Professor Ann Blandford

Professor of Human Computer Interaction, University College London

Designing for SPECIal people: the role of HCI in delivering digital health technologies that are usable, useful and used

Digital health technologies are often promoted as a solution to the challenge of improving citizens’ health and wellbeing while reducing care providers’ costs. For example, “big data” is going to deliver insights and solutions for rare diseases and chronic conditions; stratified (or personalised) medicine is going to transform cancer treatments; and people will be empowered through better information and behaviour change to self-manage effectively. In reality, progress is slower than many expect, and outcomes are less compelling. In this talk I will explore some of the reasons behind this expectation-outcome gap and highlight roles for HCI in developing and deploying digital health technologies that make a difference in practice. I will draw on case studies that highlight the need to understand people’s Social, Physical, Emotional, Cognitive Individual (SPECIal) situations – i.e., the many factors that shape whether and how people use health technologies. I will highlight roles for theories and for a variety of methods in understanding and designing for the realities of delivering usable, useful and used digital health technologies.

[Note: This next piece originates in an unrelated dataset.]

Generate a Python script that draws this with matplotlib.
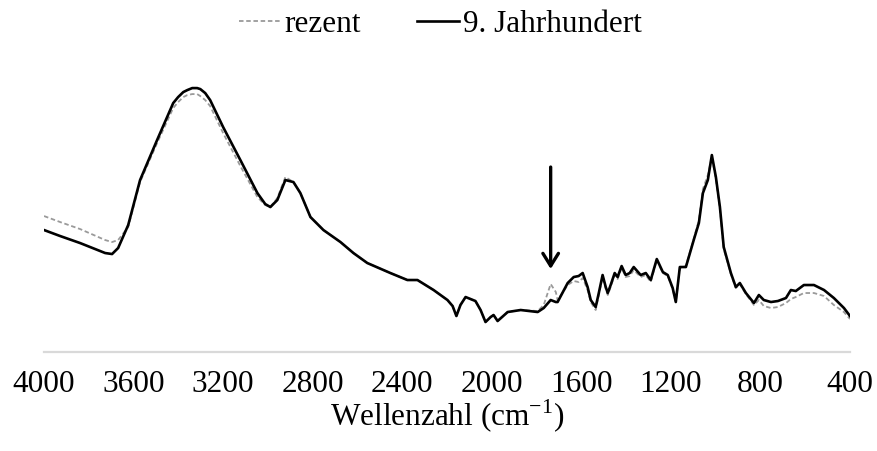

I am Professor of Human-Computer Interaction in the Department of Computer Science at UCL, and a member of UCL Interaction Centre (UCLIC, jointly supported by the Department of Computer Science and the Division of Psychology and Language Sciences). I was Director of UCLIC 2004-2011. In 2013, I was recognised as an academic role model in the School of Life and Medical Sciences, a testament to UCL’s support for interdisciplinary working. I am also a parent and a grandparent. In 2015, I was appointed as the first Director of the UCL Institute of Digital Health, and am a Suffrage Science award holder.

My first degree is in Mathematics, from Cambridge University, and my PhD is in Artificial Intelligence and Education, from the Open University. I started my career in industry as a software engineer, followed by a period managing the Computer Assisted Teaching Unit at QMUL. I gradually developed a focus on the use and usability of computer systems. In 1991, I joined the Applied Psychology Unit in Cambridge as a research scientist, working on the AMODEUS project. I moved to Middlesex University, initially as a lecturer, and subsequently as Professor and Director of Research in Computing Science. I moved to UCL as a Senior Lecturer in 2002 and became a professor (again) in 2005. My focus is now on technology for health and wellbeing.

I have been technical programme chair for IHM-HCI 2001, HCI 2006, DSVIS 2006 and NordiCHI2010. I chaired AISB (1997-1999), and was a member of the EPSRC Information and Communications Technologies Strategic Advisory Team (2004-2008). I was Vice Chair of IFIP Working Group 2.7/13.4 (2010-2013). I am a Fellow of the BCS and a member of the UK Computing Research Committee (UKCRC). Indeed, I am currently Chair of UKCRC (2016-18).